Nick Hodge: Right. Well, there you go. But it’s because the solar that you sell into the grid is at a fixed price of 25 cents a kilowatt hour, that's the net metering law. What it sounds like California lawmakers are trying to do is say, "Hey, if you've got solar, we're going to change this law. We're going to kind of pull the rug out from under your feet."
And especially if you're wealthy, they're basically saying that solar is exacerbating wealth inequality, and that's just a little too much jumping the shark for me. Because basically the state is saying, "We offered you this program to put solar on your roof, and now we want to take it away." But they want to keep it going for lower income brackets, who would get the same $0.25 cents, but wealthier people would get the market rate, which is just $0.03.
But really they want all that already-installed electricity at $0.03 because they need it to stabilize the grid. You’ll remember the California blackouts recently because of wildfires and winds.
So it sounds like California is making a literal power grab. And so it caught my eye. But for me it just seems glaringly obvious that a free market solution is the best solution. Why not let the market bear what the market will bear for the price of solar electricity, and everybody gets paid the same?
And then if you want to incent a lower income brackets, give them a tax break or a credit or something to subsidize their cost of installation.
Why not just let the market bear the true price discovery, right?

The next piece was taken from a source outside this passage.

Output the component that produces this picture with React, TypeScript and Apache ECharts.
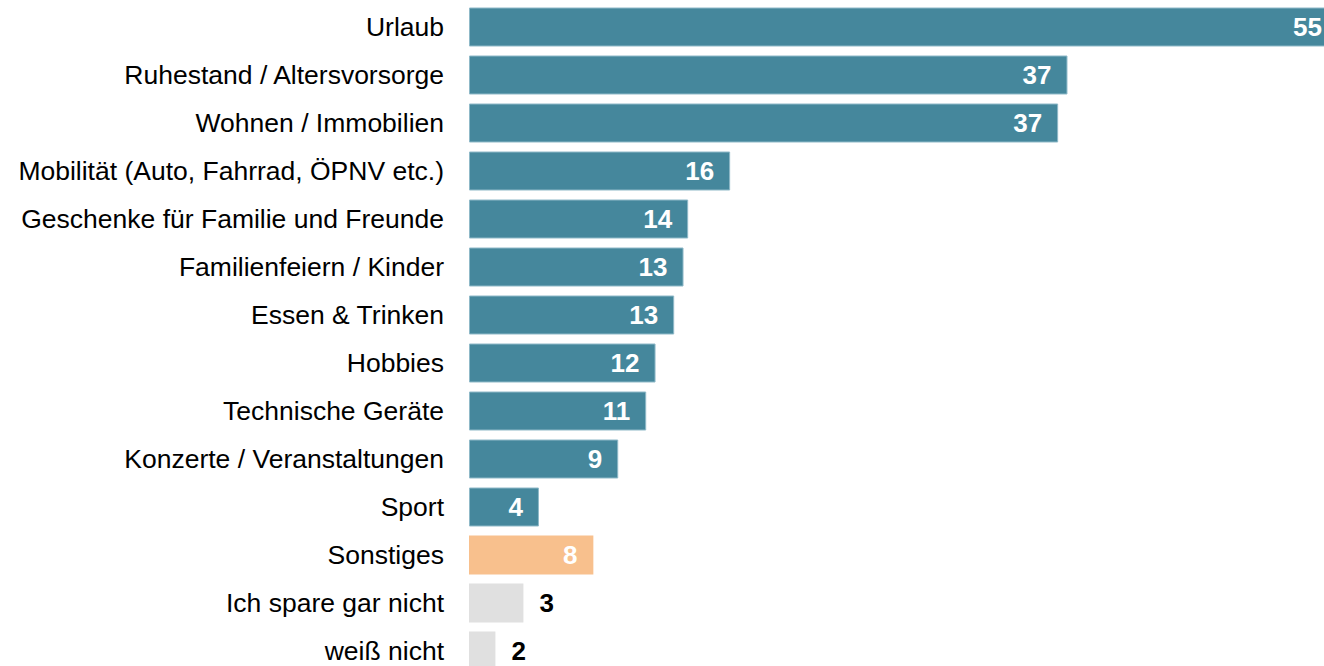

Soon, I think you’ll see that via what's called a virtual power plant. When you can just sell into the market at the then market rate, which by the way the article I was reading about California didn't mention. This is something the FERC is trying to do.
The Federal Energy Regulatory Commission has an order — Order no. 841 — that essentially does that. It says anybody can be a utility. You don't have to meet a threshold to be a utility, like is currently in place. Anybody that wants to sell power into the grid can be a utility and do so at the market rate.
And so hopefully California gets superseded here in some way, and we can just create a true free market system for power transactions, electricity sales. And I would bet that blockchain has something to do with that as well. Like storing the transactions because we have the capacity and the technology to do that now.